The play is also directed by Harrelson so it shouldn't be a surprise that everything centers around a classic "Woody Harrelson-esque" character, Zach, who lives and works with two of his friends, Frankie and Clint. They work, drink, do drugs, chase girls (played by Shamika Cotton, Marsha Stephanie Blake and Shannon Garland) and say witty, nasty things to each other. ("Sorry I'm late. I was masturbating to National Geographic and that always takes a little bit longer.") Somehow they are invited to their boss's daughter's 18th birthday party where they are shown a World War II artifact, a Derringer pistol which was said to have been used in an assassination attempt on Hitler. The pistol is stolen at the end of Act I. It is returned midway through Act II and the play ends with no one going to jail, some people starting a relationship and everyone having a picnic. I don't regret giving this complete rundown of the plot because, as anyone can see, nothing really happens. There are no stakes. Nothing is life and death. There is no reason.
Bullet for Adolf is, without question, a homage to the 1980s. Each transition between scenes is filled with smart, entertaining 1980s pop culture video clips and awesome, classic '80s tunes. They are presented dynamically and chosen to please anyone who loves and appreciates the Pepsi Generation. In case the videos don't drive home the era in which the play is set, Dane Laffrey's scenic design includes three crisp posters of the era on the wall of the dingy, home base apartment Zach, Clint and Frankie share: Rocky III, Farah Fawcett's most famous shot and, of course, Flashdance.
The set design is a metaphor for the entire tone of the piece. While the cast is clearly made up of talented performers, including Brandon Coffey as Zach, Tyler Jacob Rollinson as Frankie and the brilliant David Coomber as Clint, everyone is playing a stereotype and yells. Every. Line. Coomber is nothing less than a gift to the production finding clean and honest moments in the sole complex character in the text and stealing every scene in which he appears. He finds originality and clarity in a play full of chaos. Bullet for Adolf is made up of a smattering of dialects, a barrage of "spliffs" and "motherfuckers" and lots of clever word play, puns, and, oddly, Shakespeare quotes. What's that you say? That makes no sense? That's absolutely right.
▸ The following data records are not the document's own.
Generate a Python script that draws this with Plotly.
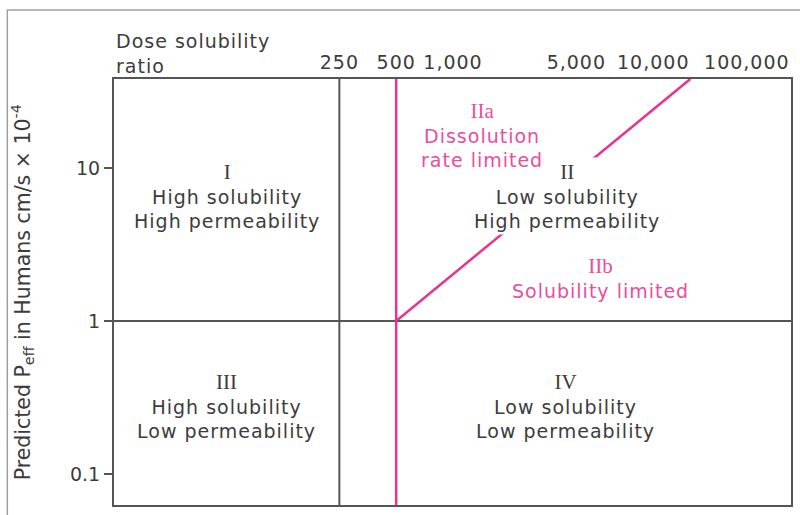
import plotly.graph_objects as go

# ---- data (schematic BCS-style map) ----
# The original top axis is schematic: label anchors follow the picture, the 100,000 label is compressed to the right end.
ratio_tick_values = [250, 500, 1000, 4500, 11500, 36000]
ratio_tick_text = ["250", "500", "1,000", "5,000", "10,000", "100,000"]
perm_tick_values = [0.1, 1, 10]
perm_tick_text = ["0.1", "1", "10"]

solubility_boundary = 250          # dose solubility ratio
dissolution_boundary = 500         # dose solubility ratio (magenta)
permeability_boundary = 1          # Peff x 1e-4 cm/s

diag_x = [500, 18070]              # IIa / IIb separating line
diag_y = [1, 38.2]

x_range_log = [1.2043, 4.7903]
y_range_log = [-1.2026, 1.5817]

DARK = "#3c3c3c"
LINE = "#555555"
MAGENTA = "#e8348d"
MAGENTA_TXT = "#ea4d9d"
FONT = "DejaVu Sans"
SERIF = "Liberation Serif"
FS = 19
LS = "letter-spacing:1px"


def wide(s):
    return f'<span style="{LS}">{s}</span>'


def roman(s):
    return f"<span style=\"font-family:'{SERIF}';font-size:21px\">{s}</span>"


fig = go.Figure()

fig.add_trace(go.Scatter(x=diag_x, y=diag_y, mode="lines",
                         line=dict(color=MAGENTA, width=2.5),
                         hoverinfo="skip", showlegend=False))

fig.add_vline(x=solubility_boundary, line=dict(color=LINE, width=2))
fig.add_hline(y=permeability_boundary, line=dict(color=LINE, width=2))
fig.add_vline(x=dissolution_boundary, line=dict(color=MAGENTA, width=2.5))


def ann(lines, x, y, color=DARK, bg=None, xanchor="center", numeral=None):
    parts = ([roman(numeral)] if numeral else []) + [wide(l) for l in lines]
    d = dict(text="<br>".join(parts), x=x, y=y, xref="paper", yref="paper", showarrow=False,
             xanchor=xanchor, yanchor="middle", align="center" if xanchor == "center" else "left",
             font=dict(family=FONT, size=FS, color=color))
    if bg:
        d["bgcolor"] = bg
        d["borderpad"] = 2
    fig.add_annotation(**d)


ann(["High solubility", "High permeability"], 0.1664, 0.7254, numeral="I")
ann(["Low solubility", "High permeability"], 0.6686, 0.7254, bg="white", numeral="II")
ann(["High solubility", "Low permeability"], 0.1664, 0.2324, numeral="III")
ann(["Low solubility", "Low permeability"], 0.667, 0.2324, numeral="IV")
ann(["Dissolution", "rate limited"], 0.5435, 0.8685, color=MAGENTA_TXT, numeral="IIa")
ann(["Solubility limited"], 0.7187, 0.5329, color=MAGENTA_TXT, numeral="IIb")
ann(["Dose solubility", "ratio"], 0.0, 1.061, xanchor="left")

fig.add_annotation(text="Predicted P<sub>eff</sub> in Humans cm/s × 10<sup>-4</sup>",
                   x=-0.1355, y=0.5, xref="paper", yref="paper", showarrow=False,
                   textangle=-90, xanchor="center", yanchor="middle",
                   font=dict(family=FONT, size=20.5, color=DARK))

# outer light frame
fig.add_shape(type="rect", xref="paper", yref="paper",
              x0=-0.1576, x1=1.3, y0=-0.3, y1=1.162,
              line=dict(color="#a0a0a0", width=1.5), fillcolor="rgba(0,0,0,0)", layer="below")

fig.update_xaxes(type="log", range=x_range_log, side="top",
                 tickvals=ratio_tick_values, ticktext=[wide(t) for t in ratio_tick_text],
                 tickangle=0, ticks="", showgrid=False, zeroline=False,
                 showline=True, mirror=True, linecolor=LINE, linewidth=2,
                 tickfont=dict(family=FONT, size=FS, color=DARK))
fig.update_yaxes(type="log", range=y_range_log,
                 tickvals=perm_tick_values, ticktext=perm_tick_text,
                 ticks="outside", ticklen=8, tickcolor=LINE, tickwidth=1.5,
                 showgrid=False, zeroline=False,
                 showline=True, mirror=True, linecolor=LINE, linewidth=2,
                 tickfont=dict(family=FONT, size=FS, color=DARK))

fig.update_layout(width=800, height=515,
                  margin=dict(l=114, r=7, t=79, b=10),
                  paper_bgcolor="white", plot_bgcolor="white",
                  showlegend=False)

fig.write_html("out.html", config={"displayModeBar": False},
               post_script="document.body.style.margin='0';")
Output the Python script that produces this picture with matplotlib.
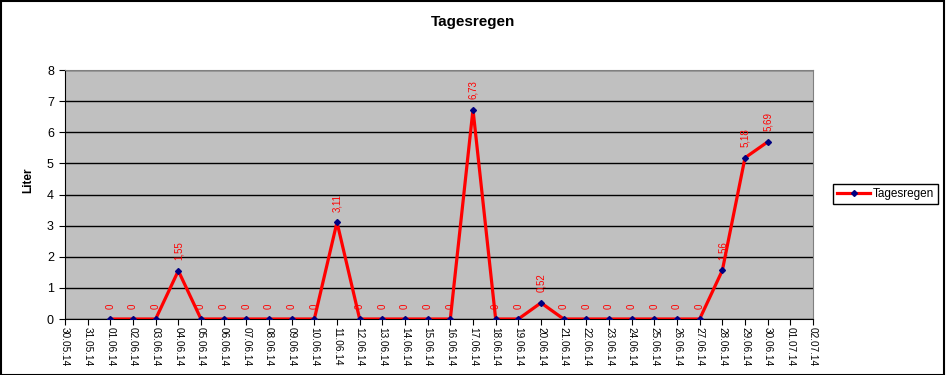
import numpy as np
import pandas as pd
import matplotlib
matplotlib.use("Agg")
import matplotlib.pyplot as plt
from matplotlib.patches import Rectangle

plt.rcParams['font.family'] = ['Liberation Sans', 'DejaVu Sans']

# Achse: 30.05.14 bis 02.07.14, Messwerte nur im Juni
achse = [d.strftime("%d.%m.%y") for d in pd.date_range("2014-05-30", "2014-07-02")]
tage = [d.strftime("%d.%m.%y") for d in pd.date_range("2014-06-01", "2014-06-30")]
regen = [0, 0, 0, 1.55, 0, 0, 0, 0, 0, 0,
         3.11, 0, 0, 0, 0, 0, 6.73, 0, 0, 0.52,
         0, 0, 0, 0, 0, 0, 0, 1.56, 5.18, 5.69]

x = [achse.index(t) for t in tage]

fig = plt.figure(figsize=(9.46, 3.75), dpi=100)
ax = fig.add_axes([0.0687, 0.1493, 0.7907, 0.664])
ax.set_facecolor("#C0C0C0")

ax.plot(x, regen, color="red", lw=2.3, marker="D", ms=3,
        mfc="#000080", mec="#000080", label="Tagesregen", zorder=3)

# Datenbeschriftungen über den Punkten
for xi, v in zip(x, regen):
    txt = ("%.2f" % v).replace(".", ",") if v != 0 else "0"
    ax.annotate(txt, (xi, v), xytext=(0, 7.5), textcoords="offset points",
                ha="center", va="bottom", rotation=90, color="red", fontsize=7)

ax.set_xlim(0, len(achse) - 1)
ax.set_ylim(0, 8)
ax.set_xticks(range(len(achse)))
ax.set_xticklabels(achse, rotation=-90, fontsize=7.2)
ax.set_yticks(range(0, 9))
ax.tick_params(axis="y", labelsize=9, length=4, direction="out", pad=4)
ax.tick_params(axis="x", length=4, direction="out", pad=2)
ax.yaxis.grid(True, color="black", lw=1)
ax.set_axisbelow(True)

ax.spines["left"].set_color("black")
ax.spines["bottom"].set_color("black")
ax.spines["top"].set_color("#808080")
ax.spines["right"].set_color("#808080")

fig.text(0.5, 0.941, "Tagesregen", ha="center", va="center", fontsize=11, fontweight="bold")
fig.text(0.0296, 0.519, "Liter", ha="center", va="center", rotation=90, fontsize=8.5, fontweight="bold")

leg = ax.legend(loc="upper left", bbox_to_anchor=(0.8805, 0.509), bbox_transform=fig.transFigure,
                fancybox=False, framealpha=1, edgecolor="black", fontsize=8.5,
                handlelength=2.8, borderpad=0.35, handletextpad=0.2, borderaxespad=0)
leg.get_frame().set_linewidth(1)

fig.patches.append(Rectangle((0.001, 0.001), 0.997, 0.996, transform=fig.transFigure,
                             fill=False, edgecolor="black", lw=1.5))

fig.savefig("out.png", dpi=100)
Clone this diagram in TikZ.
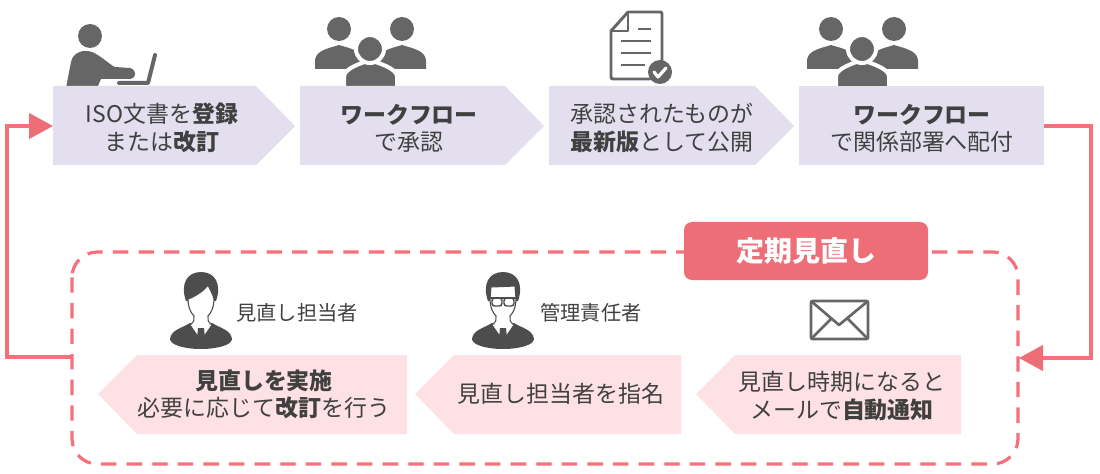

It doesn't.
So, if you go, don't go with any expectations. Just go and be a witness and allow yourself to leave the theatre unsatisfied. Expect to be entertained and reminded of a different time. A time when a pre-Cheers Harrelson met a lifelong friend, Hyman, almost 30 years before this play would be produced. Truly, I walked out of the theatre dumbstruck and essentially stunned by the sheer oddness of what I had just seen. Something tells me Harrelson and Hyman would be completely fine with that.